Ce travail de reconnaissance et de balisage est très important pour le CFA. Car il s'agit de mobiliser davantage le maître d'apprentissage dans la formation du jeune. La conseillère Jeune entreprise du CFA de la Marne précise que l'objectif reste l'insertion professionnelle du jeune : "Il est essentiel de mieux relier formation scolaire et formation en entreprise, explique-t-elle. Car ce qui est appris dans l'entreprise se ressent à l'école." Mais comment ? En aidant les maîtres d'apprentissage. "Nous les accompagnons tout au long de la formation avec des conseillers. Le but, c'est de leur expliquer qu'ils ne sont pas seulement des artisans mais aussi des formateurs", décrit-elle.

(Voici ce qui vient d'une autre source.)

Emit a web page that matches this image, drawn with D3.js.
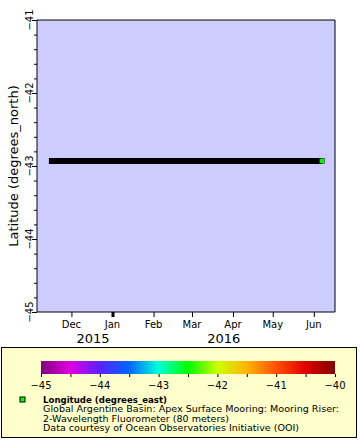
<!DOCTYPE html>
<html><head><meta charset="utf-8">
<script src="https://cdn.jsdelivr.net/npm/d3@7"></script>
<style>body{margin:0;background:#fff}svg{display:block;font-family:"DejaVu Sans",sans-serif}</style>
</head><body><svg id="c" width="360" height="440"></svg>
<script>
const times = ["2015-11-14","2016-01-15","2016-03-15","2016-06-07"];
const lats = [-42.93,-42.93,-42.93,-42.93];
const lastLon = -42.5;
const yTicks = [-45,-44,-43,-42,-41];
const monthLabels = ["Dec","Jan","Feb","Mar","Apr","May","Jun"];
const monthDates = ["2015-12-01","2016-01-01","2016-02-01","2016-03-01","2016-04-01","2016-05-01","2016-06-01"];
const yearLabels = ["2015","2016"];
const cbTicks = [-45,-44,-43,-42,-41,-40];
const cbStops = [-45,-44.5,-44,-43.5,-43,-42.5,-42,-41.5,-41,-40.5,-40];
const cbColors = ["#800080","#e000e0","#5a22ff","#0066ff","#00ffd8","#00ff00","#ccff00","#ffb400","#ff5000","#e00000","#800000"];
const legendTitle = "Longitude (degrees_east)";
const legendLines = ["Global Argentine Basin: Apex Surface Mooring: Mooring Riser:","2-Wavelength Fluorometer (80 meters)","Data courtesy of Ocean Observatories Initiative (OOI)"];

const svg = d3.select("#c");
const P = {l:37,r:335,t:20,b:312};
const parse = d3.utcParse("%Y-%m-%d");
const x = d3.scaleUtc().domain([parse("2015-11-05"), parse("2016-06-17")]).range([P.l,P.r]);
const y = d3.scaleLinear().domain([-45,-41]).range([P.b,P.t]);

svg.append("rect").attr("x",P.l).attr("y",P.t).attr("width",P.r-P.l).attr("height",P.b-P.t).attr("fill","#ccccff");

// data line
const pts = times.map((t,i)=>[parse(t),lats[i]]);
svg.append("path").datum(pts).attr("fill","none").attr("stroke","#000").attr("stroke-width",6)
  .attr("d",d3.line().x(d=>x(d[0])).y(d=>y(d[1])));
const cscale = d3.scaleLinear().domain(cbStops).range(cbColors);
const last = pts[pts.length-1];
svg.append("rect").attr("x",x(last[0])-2.5).attr("y",y(last[1])-2.5).attr("width",5).attr("height",5)
  .attr("fill",cscale(lastLon)).attr("stroke","#000").attr("stroke-width",0.5);

// Y axis
const yAxis = svg.append("g").attr("transform",`translate(${P.l},0)`)
  .call(d3.axisLeft(y).tickValues(d3.range(-45,-40.99,0.2)).tickSize(3).tickFormat(""));
yAxis.select(".domain").remove();
yAxis.selectAll("line").attr("stroke","#000");
svg.append("g").attr("transform",`translate(${P.l},0)`)
  .call(d3.axisLeft(y).tickValues(yTicks).tickSize(5).tickFormat(""))
  .call(g=>g.select(".domain").remove());
yTicks.forEach(v=>{
  svg.append("text").attr("transform",`translate(33,${y(v)}) rotate(-90)`).attr("text-anchor","middle")
    .attr("font-size",10).text(d3.format("d")(v));
});
svg.append("text").attr("transform",`translate(18,${(P.t+P.b)/2}) rotate(-90)`).attr("text-anchor","middle")
  .attr("font-size",13).text("Latitude (degrees_north)");

// X axis
const xa = svg.append("g").attr("transform",`translate(0,${P.b})`)
  .call(d3.axisBottom(x).tickValues(monthDates.map(parse)).tickSize(5).tickFormat(""));
xa.select(".domain").remove();
xa.selectAll("line").attr("stroke","#000").attr("stroke-width",(d,i)=>monthLabels[i]==="Jan"?3:1);
monthDates.forEach((d,i)=>{
  svg.append("text").attr("x",x(parse(d))).attr("y",328).attr("text-anchor","middle").attr("font-size",10).text(monthLabels[i]);
});
svg.append("text").attr("x",93).attr("y",343).attr("text-anchor","middle").attr("font-size",13).text(yearLabels[0]);
svg.append("text").attr("x",(x(parse("2016-01-01"))+P.r)/2).attr("y",343).attr("text-anchor","middle").attr("font-size",13).text(yearLabels[1]);

// frame
svg.append("path").attr("d",`M${P.l},${P.t}H${P.r}V${P.b}H${P.l}Z`).attr("fill","none").attr("stroke","#000").attr("stroke-width",1);

// legend
svg.append("rect").attr("x",1.5).attr("y",347.5).attr("width",355).attr("height",90).attr("fill","#ffffcc").attr("stroke","#000");
const cb = d3.scaleLinear().domain([-45,-40]).range([41,335]);
const defs = svg.append("defs");
const grad = defs.append("linearGradient").attr("id","g");
cbStops.forEach((s,i)=>grad.append("stop").attr("offset",(s+45)/5).attr("stop-color",cbColors[i]));
svg.append("rect").attr("x",41).attr("y",361).attr("width",294).attr("height",13).attr("fill","url(#g)");
const cba = svg.append("g").attr("transform","translate(0,374)")
  .call(d3.axisBottom(cb).tickValues(d3.range(-45,-39.99,0.5)).tickSize(3).tickFormat(""));
cba.select(".domain").remove();
cba.selectAll("line").attr("stroke","#000");
cbTicks.forEach(v=>svg.append("text").attr("x",cb(v)).attr("y",389).attr("text-anchor","middle").attr("font-size",10).text(d3.format("d")(v)));

svg.append("rect").attr("x",20).attr("y",397).attr("width",5).attr("height",5).attr("fill",cscale(lastLon)).attr("stroke","#000").attr("stroke-width",1);
const lineW = [124, 296, 186, 256];
[legendTitle, ...legendLines].forEach((t,i)=>{
  svg.append("text").attr("x",43).attr("y",402.5+i*9.5).attr("font-size",8.1)
    .attr("font-weight",i===0?"bold":"normal")
    .attr("textLength",lineW[i]).attr("lengthAdjust","spacingAndGlyphs").text(t);
});
</script></body></html>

De cette façon, le parcours du jeune est sécurisé et le maître d'apprentissage dispose des moyens pour mener à bien sa formation. "À tout moment du parcours, chaque acteur du CFA va contacter l'entreprise. Cette coconstruction de la formation permet aux jeunes de ne pas décrocher", assure la conseillère Jeune entreprise du CFA de la Marne. Ainsi, le maître d'apprentissage, en plus de son métier, doit être accompagné pour réaliser une bonne formation. Un point essentiel. Avant de penser qu'un apprenti est mauvais, demandez-vous si son formateur est à la hauteur de sa mission.